Folha - Quais os outros personagens com imagens distorcidas?
Suzana -
O Joaquim Câmara Ferreira, o "Toledo", dirigente da ALN que foi morto sob torturas -em nenhum momento ele conta isso-, aparece como um velho idiota que ficava se aproveitando dos jovens. Fica como um idiota, ouvindo a "Internacional".
O próprio embaixador Elbrick também tem sua imagem distorcida. Ele foi expulso do Brasil porque se posicionou contra os métodos da ditadura e porque se dispôs a dar depoimentos favoráveis aos seus próprios sequestradores.
Folha - Quais são as medidas práticas que os familiares pensam em adotar para reparar os equívocos?
Suzana -
Acho que os familiares do Virgílio devem entrar com ação por danos morais. Barreto fez a ficção que queria. Agora, tem de ser responsabilizado por isso.
Folha - A sra. acha que houve desconhecimento da história ou foi uma opção deliberada?
Suzana -
Foi uma opção. Ele mesmo diz que os sequestradores são baseados em personagens reais. Propõe a absolvição da ditadura no momento em que mostra um torturador com crise de consciência.
Folha - Então torturador não pode ter crise de consciência?
Suzana -
Pode até ter. Mas isso não acontecia naquela época, quando a Oban (Operação Bandeirantes) era clandestina. Não era organizada, como ficou depois, dentro dos Doi/Codi, que eram ligados ao Exército. Naquela época, não havia crise de consciência. Se você conversar com alguns deles, vão dizer que fariam tudo de novo.
Folha - Na sua opinião, a absolvição dos militares é ideológica?
Suzana -
Acho que essa proposta é clara. O discurso de que o regime militar não tinha nada a ver com a tortura, de que ela era clandestina, é feito até hoje. A gente sabe que era o contrário. A tortura era uma política do Estado.
Folha - Bruno Barreto diz que tem "empatia" pela esquerda.
Suzana -
Mas não foi isso o que ele fez. Se ele queria suscitar o debate, está suscitando. Ele não tem como não reconhecer que essa absolvição da ditadura está colocada em todos os fatos que ele romanceou. Por que ele não coloca que o embaixador foi expulso do Brasil? Porque ele não ia querer se contrapor à ditadura. Por que ele mostra a tortura como uma coisa "an passant". Por que ele não diz o que aconteceu com as pessoas que viveram aquele período?
Folha - Para Barreto, a esquerda esperava um "thriller americano", com sequestradores sendo "mocinhos" e torturadores, "bandidos".
Suzana -
De jeito nenhum. Nem a própria esquerda faz apologia de seus feitos. Ninguém quer ser herói. Buscamos mostrar o que a ditadura fez.

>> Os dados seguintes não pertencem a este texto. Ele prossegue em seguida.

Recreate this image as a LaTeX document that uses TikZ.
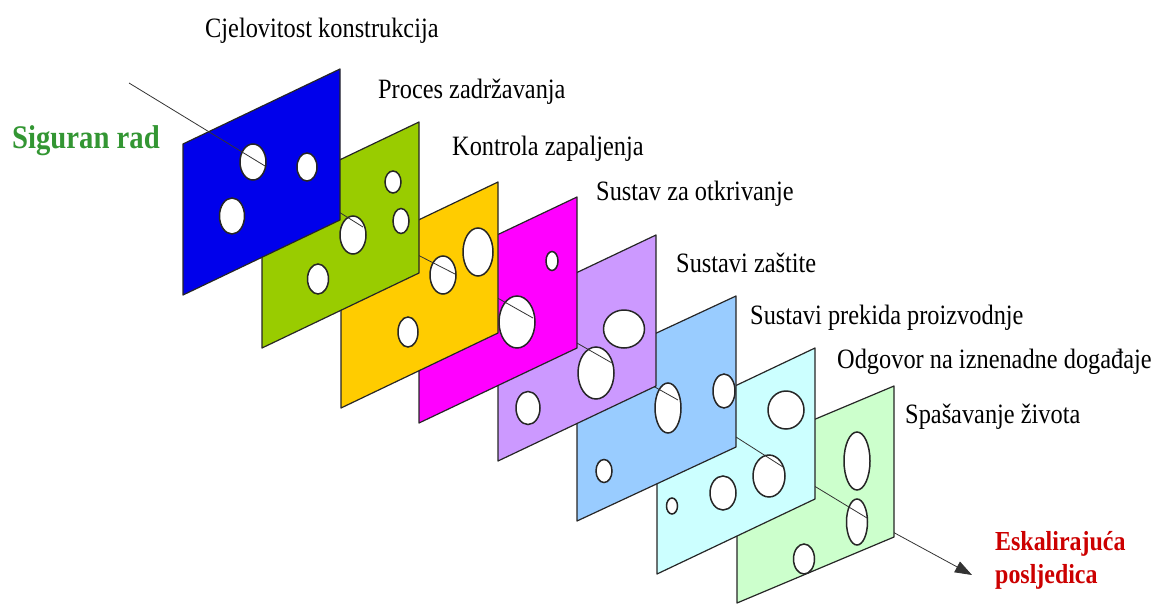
\documentclass[tikz,border=0pt]{standalone}
\usepackage{fontspec}
\setmainfont{Liberation Serif}[FakeStretch=0.87]
\usetikzlibrary{arrows.meta}

\definecolor{plava}{RGB}{0,0,235}
\definecolor{zelena}{RGB}{153,204,0}
\definecolor{zuta}{RGB}{255,204,0}
\definecolor{ruzicasta}{RGB}{255,0,255}
\definecolor{ljubicasta}{RGB}{204,153,255}
\definecolor{svijetloplava}{RGB}{153,204,255}
\definecolor{cijan}{RGB}{204,255,255}
\definecolor{svijetlozelena}{RGB}{204,255,204}
\definecolor{natpiszeleni}{RGB}{51,150,51}
\definecolor{natpiscrveni}{RGB}{204,0,0}

\tikzset{
  ploca/.style={draw=black!85,line width=1.2pt,line join=round},
  rupa/.style={draw=black!85,fill=white,line width=1.5pt},
  linija/.style={draw=black!80,line width=0.8pt},
  natpis/.style={anchor=base west,inner sep=0pt,font=\fontsize{28}{32}\selectfont},
}

\begin{document}
\begin{tikzpicture}[x=1pt,y=-1pt]
        \useasboundingbox (0,0) rectangle (1154,608);

        % Paso 1: Define los puntos de la linea
        \coordinate (P0) at (129,83);
        \coordinate (P1) at (265,166);
        \coordinate (P2) at (363,227);
        \coordinate (P3) at (455,274);
        \coordinate (P4) at (533,318);
        \coordinate (P5) at (612,363);
        \coordinate (P6) at (678,400);
        \coordinate (P7) at (783,467);
        \coordinate (P8) at (867,518);
        \coordinate (P9) at (972,575);

        % Paso 2: Dibuja las placas desde atras hacia adelante
        \draw[linija,-{Triangle[length=17pt,width=12pt]}] (P8) -- (P9);
        \draw[ploca,fill=svijetlozelena] (737,603) -- (737,452) -- (894,386) -- (894,537) -- cycle;
        \draw[rupa] (857,461) ellipse [x radius=13pt, y radius=29pt];
        \draw[rupa] (857,522) ellipse [x radius=10.5pt, y radius=23pt];
        \draw[rupa] (804,559) ellipse [x radius=10.5pt, y radius=15pt];

        \draw[linija] (P7) -- (P8);
        \draw[ploca,fill=cijan] (657,574) -- (657,423) -- (815,348) -- (815,499) -- cycle;
        \draw[rupa] (786,410) ellipse [x radius=18pt, y radius=19pt];
        \draw[rupa] (769,476) ellipse [x radius=16pt, y radius=21pt];
        \draw[rupa] (723,493) ellipse [x radius=13pt, y radius=17pt];
        \draw[rupa] (672,506) ellipse [x radius=5.5pt, y radius=8pt];

        \draw[linija] (P6) -- (P7);
        \draw[ploca,fill=svijetloplava] (577,521) -- (577,370) -- (736,296) -- (736,447) -- cycle;
        \draw[rupa] (668,408) ellipse [x radius=13pt, y radius=25pt];
        \draw[rupa] (724,391) ellipse [x radius=11pt, y radius=17pt];
        \draw[rupa] (604,471) ellipse [x radius=8pt, y radius=11.5pt];

        \draw[linija] (P5) -- (P6);
        \draw[ploca,fill=ljubicasta] (498,461) -- (498,310) -- (656,235) -- (656,386) -- cycle;
        \draw[rupa] (624,329) ellipse [x radius=20.5pt, y radius=19pt];
        \draw[rupa] (596,373) ellipse [x radius=18pt, y radius=26pt];
        \draw[rupa] (528,408) ellipse [x radius=12pt, y radius=16.5pt];

        \draw[linija] (P4) -- (P5);
        \draw[ploca,fill=ruzicasta] (419,423) -- (419,272) -- (577,197) -- (577,348) -- cycle;
        \draw[rupa] (552,261) ellipse [x radius=6pt, y radius=9.5pt];
        \draw[rupa] (517,322) ellipse [x radius=18pt, y radius=26pt];

        \draw[linija] (P3) -- (P4);
        \draw[ploca,fill=zuta] (341,408) -- (341,257) -- (498,182) -- (498,333) -- cycle;
        \draw[rupa] (478,252) ellipse [x radius=15pt, y radius=24pt];
        \draw[rupa] (443,275) ellipse [x radius=13pt, y radius=19pt];
        \draw[rupa] (408,332) ellipse [x radius=10pt, y radius=15pt];

        \draw[linija] (P2) -- (P3);
        \draw[ploca,fill=zelena] (262,348) -- (262,197) -- (419,122) -- (419,273) -- cycle;
        \draw[rupa] (393,182) ellipse [x radius=8pt, y radius=11pt];
        \draw[rupa] (401,221) ellipse [x radius=8pt, y radius=12.5pt];
        \draw[rupa] (353,235) ellipse [x radius=13pt, y radius=19pt];
        \draw[rupa] (318,279) ellipse [x radius=10.5pt, y radius=15pt];

        \draw[linija] (P1) -- (P2);
        \draw[ploca,fill=plava] (183,295) -- (183,144) -- (340,69) -- (340,220) -- cycle;
        \draw[rupa] (253,162) ellipse [x radius=13pt, y radius=18pt];
        \draw[rupa] (307,167) ellipse [x radius=10pt, y radius=14pt];
        \draw[rupa] (232,216) ellipse [x radius=12.5pt, y radius=18pt];

        \draw[linija] (P0) -- (P1);

        % Paso 3: Agrega los nombres de las placas
        \node[natpis] (n1) at (205,37) {Cjelovitost konstrukcija};
        \node[natpis] (n2) at (378,98) {Proces zadržavanja};
        \node[natpis] (n3) at (452,155) {Kontrola zapaljenja};
        \node[natpis] (n4) at (596,200) {Sustav za otkrivanje};
        \node[natpis] (n5) at (676,272) {Sustavi zaštite};
        \node[natpis] (n6) at (750,324) {Sustavi prekida proizvodnje};
        \node[natpis] (n7) at (837,368) {Odgovor na iznenadne događaje};
        \node[natpis] (n8) at (905,423) {Spašavanje života};

        % Paso 4: Agrega el inicio y el final
        \node[natpis,font=\fontsize{33}{36}\selectfont\bfseries,text=natpiszeleni] (pocetak) at (12,148) {Siguran rad};
        \node[natpis,font=\fontsize{27.5}{33}\selectfont\bfseries,text=natpiscrveni] (kraj) at (995,550) {Eskalirajuća};
        \node[natpis,font=\fontsize{27.5}{33}\selectfont\bfseries,text=natpiscrveni] (kraj2) at (995,583) {posljedica};
    \end{tikzpicture}
\end{document}
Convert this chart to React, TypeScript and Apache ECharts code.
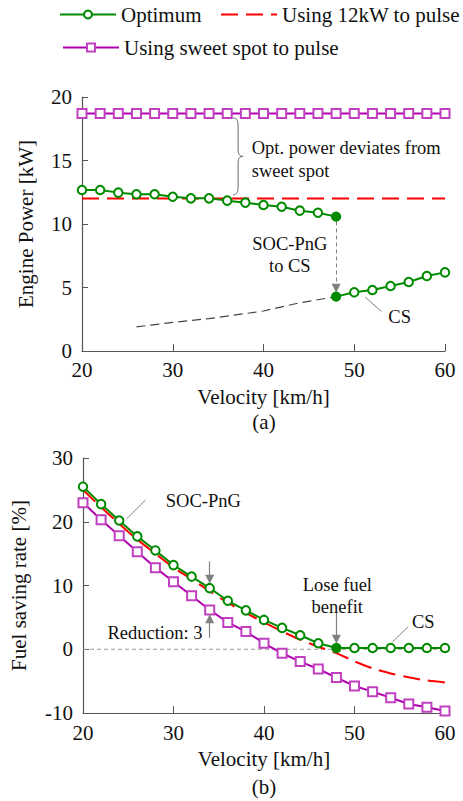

Pegar as mulheres e mostrar, como ele mostra no filme, como prostituta ou como uma sargentona estereotipada, é assumir o mesmo discurso da ditadura, que não aceitava a participação da mulher, que devia estar na cozinha.
Folha - É o caso da sequestradora Vera Sílvia, que no filme dorme com um segurança para obter informações? É um viés machista?
Suzana -
Claro. E coloca o personagem da atriz Fernanda Torres como uma "sargentona". Outra coisa que ele diz é que havia uma luta de classe dentro da esquerda. Não sei de onde ele tirou isso.
Folha - Barreto diz que não fez um filme para os torturados, mas para as pessoas que entram no cinema sem informações do fato.
Suzana -
Pior ainda. O espectador que chega lá sem ter nenhuma informação só pode sair absolvendo o regime militar.